Casado no puede sustentar su discurso en la idea, siquiera tangencial, de que un Gobierno apoyado en Batasuna le regaña y señala por intentar entenderse con un partido perfectamente constitucional que, más allá de algunas propuestas gruesas e innecesarias, respeta el marco aunque quiera cambiarlo en parte: atacar a Vox por dudar del Estado autonómico mientras acepta que solo podrá cambiarlo desde la Constitución no solo ataca a los cimientos mismos de la democracia, sino que supone un ejercicio de cinismo insuperable en quienes, a la vez, indultan a delincuentes condenados por atentar contra la unidad de la nación por métodos ilegales.

El PP no puede parecer que, por evitar la movilización de la izquierda a la puerta de las elecciones andaluzas, suscribe la etiqueta de fascista para un partido que nació de sus entrañas y crece con votantes de ADN popular.

Y Abascal, por su parte, no puede anteponer la competición contra Casado a la oposición a Sánchez, algo que evidencia su maximalismo habitual y resume la artera moción de censura, más destinada a caricaturizar al PP como una muleta de Sánchez que a derribar a Sánchez, un imposible aritmético que transformó aquel lance en un elemento de cohesión del Gobierno frente al «enemigo común» y en una zanja profunda entre ambos partidos de la derecha.

Si Casado cuenta con entenderse con Vox, en el momento procesal oportuno; y si Abascal antepone la oposición a Sánchez al sorpaso al PP (ya ensayado por Rivera con resultados funestos para Cs y para España), ninguno de ambos debería tener problemas en suscribir un pacto estable, global y sólido en unos términos válidos hasta las próximas generales en cualquier ámbito, momento y circunscripción.

Bastaría con que pusieran a España por delante y se comprometieran a facilitar la investidura de todos sus candidatos mientras, enfrente, haya un aspirante de cualquiera de los partidos del nuevo Frente Popular.

Hasta las elecciones nacionales, que Sánchez quiere celebrar a principios de 2024 estirando todos los plazos legales, PP y Vox tienen como principal reto compartido frenar a ese nacionalpopulismo que ha hecho de España un páramo de ideas, de dinero, de principios y de identidad. E invitar al PSOE a romper esas ataduras si quiere que la derecha levante el único «cordón sanitario» imprescindible: el que hay que ponerle a este Gobierno.

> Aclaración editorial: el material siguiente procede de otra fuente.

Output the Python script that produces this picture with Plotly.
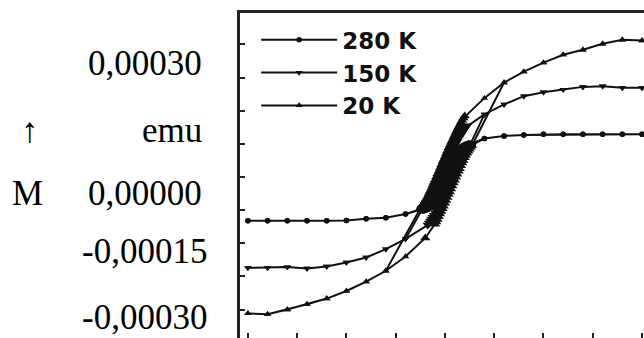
import plotly.graph_objects as go

# ---- data (field H and magnetisation M, in axis-division units) ----
# 280 K loop: descending branch (from +H) then ascending branch (from -H)
h280_desc = [4.0, 3.6, 3.2, 2.8, 2.4, 2.0, 1.6, 1.2, 0.8,
             0.500, 0.475, 0.450, 0.425, 0.400, 0.375, 0.350, 0.325, 0.300, 0.275,
             0.250, 0.225, 0.200, 0.175, 0.150, 0.125, 0.100, 0.075, 0.050, 0.025,
             0.000, -0.025, -0.050, -0.075, -0.100, -0.125, -0.150, -0.175, -0.200,
             -0.225, -0.250, -0.275, -0.300, -0.325, -0.350, -0.375, -0.400, -0.425,
             -0.450, -0.475, -0.500,
             -0.8, -1.2, -1.6, -2.0, -2.4, -2.8, -3.2, -3.6, -4.0]
m280_desc = [1.29, 1.29, 1.29, 1.29, 1.29, 1.29, 1.27, 1.24, 1.16,
             0.99, 0.98, 0.96, 0.95, 0.93, 0.91, 0.88, 0.86, 0.83, 0.79,
             0.75, 0.71, 0.66, 0.60, 0.54, 0.48, 0.41, 0.33, 0.26, 0.18,
             0.10, 0.02, -0.06, -0.14, -0.22, -0.29, -0.36, -0.43, -0.50,
             -0.55, -0.61, -0.66, -0.71, -0.75, -0.79, -0.82, -0.86, -0.89,
             -0.92, -0.94, -0.97,
             -1.12, -1.23, -1.26, -1.31, -1.32, -1.32, -1.32, -1.32, -1.32]
h280_asc = [-4.0, -3.6, -3.2, -2.8, -2.4, -2.0, -1.6, -1.2, -0.8,
            -0.450, -0.425, -0.400, -0.375, -0.350, -0.325, -0.300, -0.275, -0.250,
            -0.225, -0.200, -0.175, -0.150, -0.125, -0.100, -0.075, -0.050, -0.025,
            0.000, 0.025, 0.050, 0.075, 0.100, 0.125, 0.150, 0.175, 0.200,
            0.225, 0.250, 0.275, 0.300, 0.325, 0.350, 0.375, 0.400, 0.425,
            0.450, 0.475, 0.500, 0.525, 0.550,
            0.8, 1.2, 1.6, 2.0, 2.4, 2.8, 3.2, 3.6, 4.0]
m280_asc = [-1.32, -1.32, -1.32, -1.32, -1.32, -1.31, -1.26, -1.23, -1.12,
            -0.99, -0.98, -0.96, -0.95, -0.93, -0.91, -0.88, -0.86, -0.83,
            -0.79, -0.75, -0.71, -0.66, -0.60, -0.54, -0.48, -0.41, -0.33,
            -0.26, -0.18, -0.10, -0.02, 0.06, 0.14, 0.22, 0.29, 0.36,
            0.43, 0.50, 0.55, 0.61, 0.66, 0.71, 0.75, 0.79, 0.82,
            0.86, 0.89, 0.92, 0.94, 0.97,
            1.16, 1.24, 1.27, 1.29, 1.29, 1.29, 1.29, 1.29, 1.29]

# 150 K loop
h150_desc = [4.0, 3.6, 3.2, 2.8, 2.4, 2.0, 1.6, 1.2, 0.8,
             0.450, 0.425, 0.400, 0.375, 0.350, 0.325, 0.300, 0.275, 0.250,
             0.225, 0.200, 0.175, 0.150, 0.125, 0.100, 0.075, 0.050, 0.025,
             0.000, -0.025, -0.050, -0.075, -0.100, -0.125, -0.150, -0.175, -0.200,
             -0.225, -0.250, -0.275, -0.300, -0.325, -0.350, -0.375, -0.400, -0.425,
             -0.450,
             -0.8, -1.2, -1.6, -2.0, -2.4, -2.8, -3.2, -3.6, -4.0]
m150_desc = [2.69, 2.69, 2.74, 2.72, 2.64, 2.56, 2.44, 2.19, 1.89,
             1.55, 1.50, 1.45, 1.39, 1.33, 1.27, 1.21, 1.15, 1.08,
             1.01, 0.94, 0.87, 0.80, 0.73, 0.65, 0.58, 0.50, 0.42,
             0.35, 0.27, 0.19, 0.11, 0.04, -0.04, -0.12, -0.20, -0.27,
             -0.35, -0.42, -0.49, -0.56, -0.63, -0.70, -0.76, -0.82, -0.88,
             -0.94,
             -1.87, -2.18, -2.43, -2.58, -2.70, -2.76, -2.72, -2.74, -2.74]
h150_asc = [-4.0, -3.6, -3.2, -2.8, -2.4, -2.0, -1.6, -1.2, -0.8,
            -0.350, -0.325, -0.300, -0.275, -0.250, -0.225, -0.200, -0.175, -0.150,
            -0.125, -0.100, -0.075, -0.050, -0.025, 0.000, 0.025, 0.050, 0.075,
            0.100, 0.125, 0.150, 0.175, 0.200, 0.225, 0.250, 0.275, 0.300,
            0.325, 0.350, 0.375, 0.400, 0.425, 0.450, 0.475, 0.500,
            0.8, 1.2, 1.6, 2.0, 2.4, 2.8, 3.2, 3.6, 4.0]
m150_asc = [-2.74, -2.74, -2.72, -2.76, -2.70, -2.58, -2.43, -2.18, -1.87,
            -1.45, -1.39, -1.33, -1.27, -1.21, -1.15, -1.08, -1.01, -0.94,
            -0.87, -0.80, -0.73, -0.65, -0.58, -0.50, -0.42, -0.35, -0.27,
            -0.19, -0.11, -0.04, 0.04, 0.12, 0.20, 0.27, 0.35, 0.42,
            0.49, 0.56, 0.63, 0.70, 0.76, 0.82, 0.88, 0.94,
            1.89, 2.19, 2.44, 2.56, 2.64, 2.72, 2.74, 2.69, 2.69]

# 20 K loop
h20_desc = [4.0, 3.6, 3.2, 2.8, 2.4, 2.0, 1.6, 1.2, 0.8,
            0.400, 0.375, 0.350, 0.325, 0.300, 0.275, 0.250, 0.225, 0.200,
            0.175, 0.150, 0.125, 0.100, 0.075, 0.050, 0.025, 0.000, -0.025,
            -0.050, -0.075, -0.100, -0.125, -0.150, -0.175, -0.200, -0.225, -0.250,
            -0.275, -0.300, -0.325, -0.350, -0.375, -0.400, -0.425, -0.450, -0.475,
            -0.500,
            -1.2, -1.6, -2.0, -2.4, -2.8, -3.2, -3.6, -4.0]
m20_desc = [4.12, 4.14, 4.02, 3.84, 3.69, 3.45, 3.18, 2.85, 2.38,
            1.84, 1.78, 1.71, 1.65, 1.58, 1.51, 1.43, 1.36, 1.28,
            1.20, 1.12, 1.04, 0.96, 0.88, 0.79, 0.71, 0.62, 0.53,
            0.45, 0.36, 0.27, 0.18, 0.10, 0.01, -0.08, -0.17, -0.25,
            -0.34, -0.42, -0.50, -0.58, -0.65, -0.72, -0.78, -0.84, -0.90,
            -0.95,
            -2.83, -3.16, -3.44, -3.67, -3.84, -4.00, -4.14, -4.12]
h20_asc = [-4.0, -3.6, -3.2, -2.8, -2.4, -2.0, -1.6, -1.2, -0.8, -0.4,
           -0.200, -0.175, -0.150, -0.125, -0.100, -0.075, -0.050, -0.025, 0.000,
           0.025, 0.050, 0.075, 0.100, 0.125, 0.150, 0.175, 0.200, 0.225,
           0.250, 0.275, 0.300, 0.325, 0.350, 0.375, 0.400, 0.425, 0.450,
           0.475, 0.500, 0.525, 0.550,
           1.2, 1.6, 2.0, 2.4, 2.8, 3.2, 3.6, 4.0]
m20_asc = [-4.12, -4.14, -4.00, -3.84, -3.67, -3.44, -3.16, -2.83, -2.40, -1.84,
           -1.43, -1.36, -1.28, -1.20, -1.12, -1.04, -0.96, -0.88, -0.79,
           -0.71, -0.62, -0.53, -0.45, -0.36, -0.27, -0.18, -0.10, -0.01,
           0.08, 0.17, 0.25, 0.34, 0.42, 0.50, 0.58, 0.65, 0.72,
           0.78, 0.84, 0.90, 0.95,
           2.85, 3.18, 3.45, 3.69, 3.84, 4.02, 4.14, 4.12]

series_names = ["280 K", "150 K", "20 K"]
y_labels = ["0,00030", "emu", "0,00000", "-0,00015", "-0,00030"]
tick_vals = [-4, -3, -2, -1, 0, 1, 2, 3, 4]

loops = [
    (series_names[0], h280_desc + h280_asc, m280_desc + m280_asc, "circle", 5.5),
    (series_names[1], h150_desc + h150_asc, m150_desc + m150_asc, "triangle-down", 6.5),
    (series_names[2], h20_desc + h20_asc, m20_desc + m20_asc, "triangle-up", 6.5),
]

fig = go.Figure()
for name, hx, my, sym, sz in loops:
    # markers in the densely measured low-field region overlap into a solid band
    sizes = [sz + 2.5 if abs(v) < 0.6 else sz for v in hx]
    fig.add_trace(go.Scatter(
        x=hx, y=my, name=name, mode="lines+markers", showlegend=False,
        line=dict(color="#111111", width=2),
        marker=dict(symbol=sym, size=sizes, color="#111111", opacity=1,
                    line=dict(width=0)),
    ))
    # legend entry (no data drawn)
    fig.add_trace(go.Scatter(
        x=[None], y=[None], name=name, mode="lines+markers",
        line=dict(color="#111111", width=2),
        marker=dict(symbol=sym, size=sz, color="#111111", line=dict(width=0)),
    ))

W, H = 644, 338
L, T = 240, 13
pw, ph = W - L, H - T

def px(x):
    return (x - L) / pw

def py(y):
    return (H - y) / ph

annotations = []
label_pos = [(204, 63), (204, 130), (204, 193), (209, 252), (209, 317)]
for txt, (ax, ay) in zip(y_labels, label_pos):
    annotations.append(dict(text=txt, x=px(ax), y=py(ay), xref="paper", yref="paper",
                            xanchor="right", yanchor="middle", showarrow=False,
                            font=dict(family="Liberation Serif", size=35, color="#000")))
annotations.append(dict(text="↑", x=px(30), y=py(130), xref="paper", yref="paper",
                        xanchor="center", yanchor="middle", showarrow=False,
                        font=dict(family="Liberation Serif", size=35, color="#000")))
annotations.append(dict(text="M", x=px(27), y=py(193), xref="paper", yref="paper",
                        xanchor="center", yanchor="middle", showarrow=False,
                        font=dict(family="Liberation Serif", size=35, color="#000")))

fig.update_layout(
    width=W, height=H,
    margin=dict(l=L, r=0, t=T, b=0, pad=0),
    paper_bgcolor="white", plot_bgcolor="white",
    showlegend=True,
    legend=dict(x=0.04, y=0.984, xanchor="left", yanchor="top",
                bgcolor="rgba(0,0,0,0)", borderwidth=0,
                font=dict(family="DejaVu Sans", size=23, color="#111", weight="bold"),
                itemwidth=76, tracegroupgap=0, itemclick=False),
    annotations=annotations,
    xaxis=dict(range=[-4.16, 4.04], tickvals=tick_vals, ticks="inside", ticklen=5,
               tickwidth=1.5, tickcolor="#222", showticklabels=False, showgrid=False,
               zeroline=False, showline=False),
    xaxis2=dict(overlaying="x", side="top", range=[-4.16, 4.04], showline=True,
                linewidth=3, linecolor="#222", showticklabels=False, ticks="",
                showgrid=False, zeroline=False, matches="x"),
    yaxis=dict(range=[-4.86, 4.95], tickvals=tick_vals, ticks="inside", ticklen=5,
               tickwidth=1.5, tickcolor="#222", showticklabels=False, showgrid=False,
               zeroline=False, showline=True, linewidth=3, linecolor="#222"),
)
# invisible trace to activate the top axis line
fig.add_trace(go.Scatter(x=[0], y=[0], xaxis="x2", mode="markers",
                         marker=dict(opacity=0), showlegend=False, hoverinfo="skip"))

fig.write_html("out.html", config={"displayModeBar": False},
               post_script="document.body.style.margin='0px';")
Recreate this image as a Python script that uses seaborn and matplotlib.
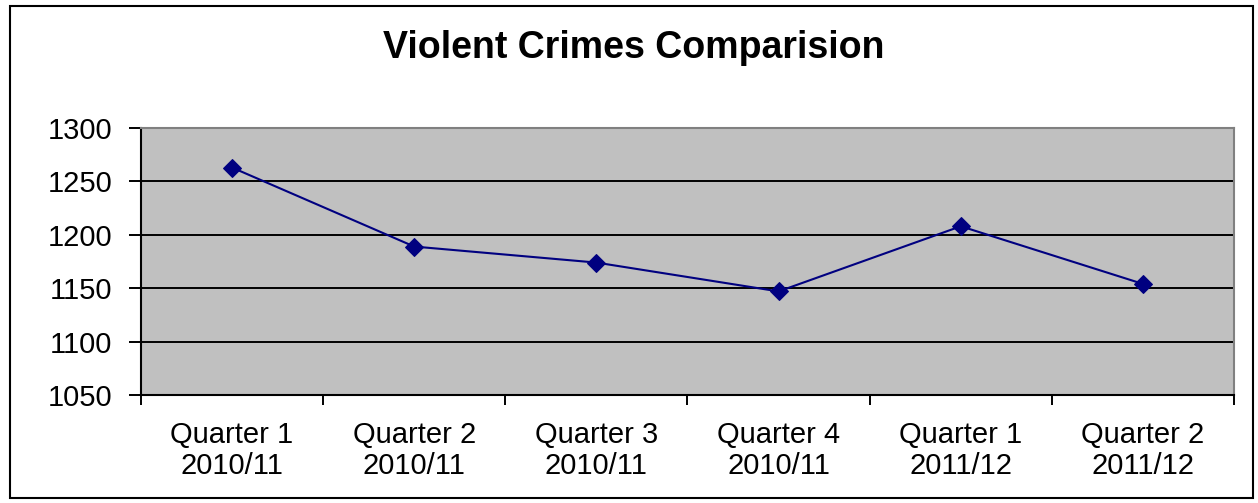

Ser o no vicepresidente, ocupar o no una consejería, no es importante. Para eso ya habrá tiempo cuando toda España vote: antes, comprometerse a parar esa deriva, desde la lealtad recíproca sobre unos principios elementales, debiera ser suficiente. Se trata de parar a Sánchez, a Otegi, a Puigdemont, a Junqueras y a Belarra. No de ver quién es más español a costa de dejar tirada a España.